Pedro Gómez-Egaña (1976, Bucaramanga, Colombia) is an artist who produces immersive spaces that seek to modulate audiences’ perception. His works problematize cultural definitions of time and temporality against the backdrop of a world dominated by saturation and speed, exploring how time is experienced due to our interaction with media culture. They have recently been shown at Staatliche Kunsthalle Baden-Baden; Munch Museum, Oslo; Oslo Opera House; Yarat Contemporary Art Space, Baku; Istanbul Biennial; Contour Biennial, Mechelen; Performa, New York; Kochi-Muziris Biennial; and Marrakech Biennial, among others. He lives in Oslo.
Michael Stevenson (1964, Inglewood, New Zealand) is an artist and educator who uses historical research and reconstruction to produce installations and artworks that index social, economic, and ideological global forces. His works frequently confront viewers with the material and tangible consequences of such forces and the physical realities they produce. Stevenson represented New Zealand at the 50th Venice Biennale and participated in numerous other biennials. Recent solo shows took place at the KW Institute for Contemporary Art, Berlin; Kunstinstituut Melly, Rotterdam; and Monash University Museum of Art, Melbourne. He lives in Berlin.
Hollis Frampton (1936, Wooster, OH, United States–1984, Buffalo, NY, United States) was an avant-garde filmmaker, photographer, poet, and art theorist, best known for his structural films from the 1960s and 1970s. In works such as Zorns Lemma (1970), Nostalgia (1971), and Critical Mass (1971), he combines found footage, photography, voice-overs, and time-based effects to explore the materiality of film and the relationship between sound, image, and language. Frampton had a keen interest in science and math and was also a pioneer of computer-generated imagery and video synthesis.

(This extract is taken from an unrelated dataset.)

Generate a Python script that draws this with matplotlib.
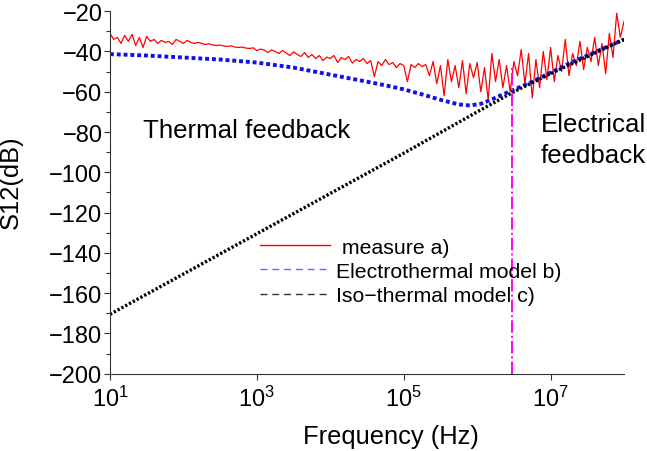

Alice Creischer (1960, Gerolstein, Germany) is an artist and curator whose artistic and theoretic agenda within institutional and economic critique has evolved over twenty years, recently focusing on the early history of capitalism and globalization. Recent solo exhibitions took place at The Wallach Art Gallery, New York; Galerie Wedding, Berlin; and Culturgest, Lisbon. She took part in the Kyiv Biennial 2015; Bergen Assembly 2013; 13th Istanbul Biennial; and Documenta 12, Kassel, among others. Her practice as cocurator of exhibitions such as The Potosí Principle (2010) correlates with her work as an artist and theorist. Creischer lives in Berlin.
Stefan Marinovs Nachlass
When Stefan Marinov committed suicide in 1997, he left behind an extensive body of work and a massive correspondence, part of which Herwig G. Höller, then a student of Slavonic Studies, retrieved and kept. As his papers show, Marinov’s dissent from post-Einsteinian physics began while he was still working in Bulgaria, where he was admitted to a psychiatric ward because of his experiments. A consummate writer of petitions and complaints, Marinov bombarded journals with contributions and wrote long responses to every rejection, eventually self-publishing books in the form of samizdat. In his enthusiasm for free energy, he became a key advocate for the spiritual community Methernitha and their Testatika machine, which he thought was a genuine perpetuum mobile. Some of Marinov’s supporters believed that his death was not a suicide, but an attempt to erase a legitimate source of free energy.